WHAT IS NEEDED :: In this exercise, return the whole listing exactly, excluding any images.

☆ ☆ ☆ ☆ ☆ ☆ ☆

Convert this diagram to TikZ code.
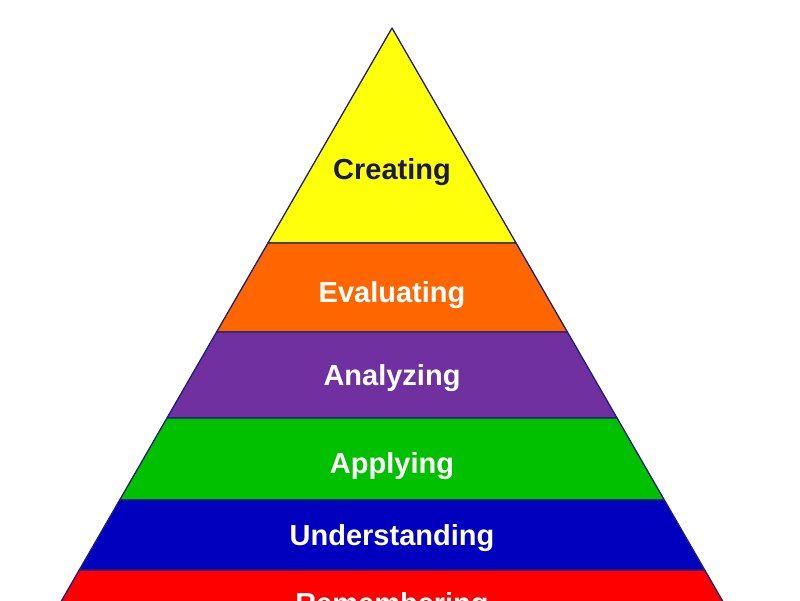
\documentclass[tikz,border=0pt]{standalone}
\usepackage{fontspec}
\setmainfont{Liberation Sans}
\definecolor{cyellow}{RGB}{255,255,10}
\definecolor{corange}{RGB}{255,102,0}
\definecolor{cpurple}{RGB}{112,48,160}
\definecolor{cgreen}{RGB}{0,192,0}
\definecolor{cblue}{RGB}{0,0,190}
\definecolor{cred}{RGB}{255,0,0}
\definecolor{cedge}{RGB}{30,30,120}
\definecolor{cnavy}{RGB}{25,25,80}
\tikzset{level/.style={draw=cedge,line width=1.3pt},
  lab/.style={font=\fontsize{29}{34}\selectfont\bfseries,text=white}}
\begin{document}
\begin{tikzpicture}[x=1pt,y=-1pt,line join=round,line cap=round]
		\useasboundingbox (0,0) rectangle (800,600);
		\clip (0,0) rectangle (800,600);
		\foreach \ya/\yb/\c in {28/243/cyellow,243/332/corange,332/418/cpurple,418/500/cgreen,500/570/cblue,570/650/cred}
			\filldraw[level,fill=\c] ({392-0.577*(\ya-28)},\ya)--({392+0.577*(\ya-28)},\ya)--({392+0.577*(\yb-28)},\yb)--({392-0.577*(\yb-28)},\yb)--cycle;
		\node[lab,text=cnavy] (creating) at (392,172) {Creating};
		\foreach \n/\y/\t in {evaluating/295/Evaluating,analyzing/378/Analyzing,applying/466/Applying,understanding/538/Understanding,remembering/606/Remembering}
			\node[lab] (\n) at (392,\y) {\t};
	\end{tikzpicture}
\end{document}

☆ ☆ ☆ ☆ ☆ ☆ ☆

RESPONSE FOR THIS EXERCISE ::
Convert this diagram to TikZ code.
\documentclass[tikz,border=0pt]{standalone}
\usepackage{fontspec}
\setmainfont{Liberation Sans}
\definecolor{cyellow}{RGB}{255,255,10}
\definecolor{corange}{RGB}{255,102,0}
\definecolor{cpurple}{RGB}{112,48,160}
\definecolor{cgreen}{RGB}{0,192,0}
\definecolor{cblue}{RGB}{0,0,190}
\definecolor{cred}{RGB}{255,0,0}
\definecolor{cedge}{RGB}{30,30,120}
\definecolor{cnavy}{RGB}{25,25,80}
\tikzset{level/.style={draw=cedge,line width=1.3pt},
  lab/.style={font=\fontsize{29}{34}\selectfont\bfseries,text=white}}
\begin{document}
\begin{tikzpicture}[x=1pt,y=-1pt,line join=round,line cap=round]
		\useasboundingbox (0,0) rectangle (800,600);
		\clip (0,0) rectangle (800,600);
		\foreach \ya/\yb/\c in {28/243/cyellow,243/332/corange,332/418/cpurple,418/500/cgreen,500/570/cblue,570/650/cred}
			\filldraw[level,fill=\c] ({392-0.577*(\ya-28)},\ya)--({392+0.577*(\ya-28)},\ya)--({392+0.577*(\yb-28)},\yb)--({392-0.577*(\yb-28)},\yb)--cycle;
		\node[lab,text=cnavy] (creating) at (392,172) {Creating};
		\foreach \n/\y/\t in {evaluating/295/Evaluating,analyzing/378/Analyzing,applying/466/Applying,understanding/538/Understanding,remembering/606/Remembering}
			\node[lab] (\n) at (392,\y) {\t};
	\end{tikzpicture}
\end{document}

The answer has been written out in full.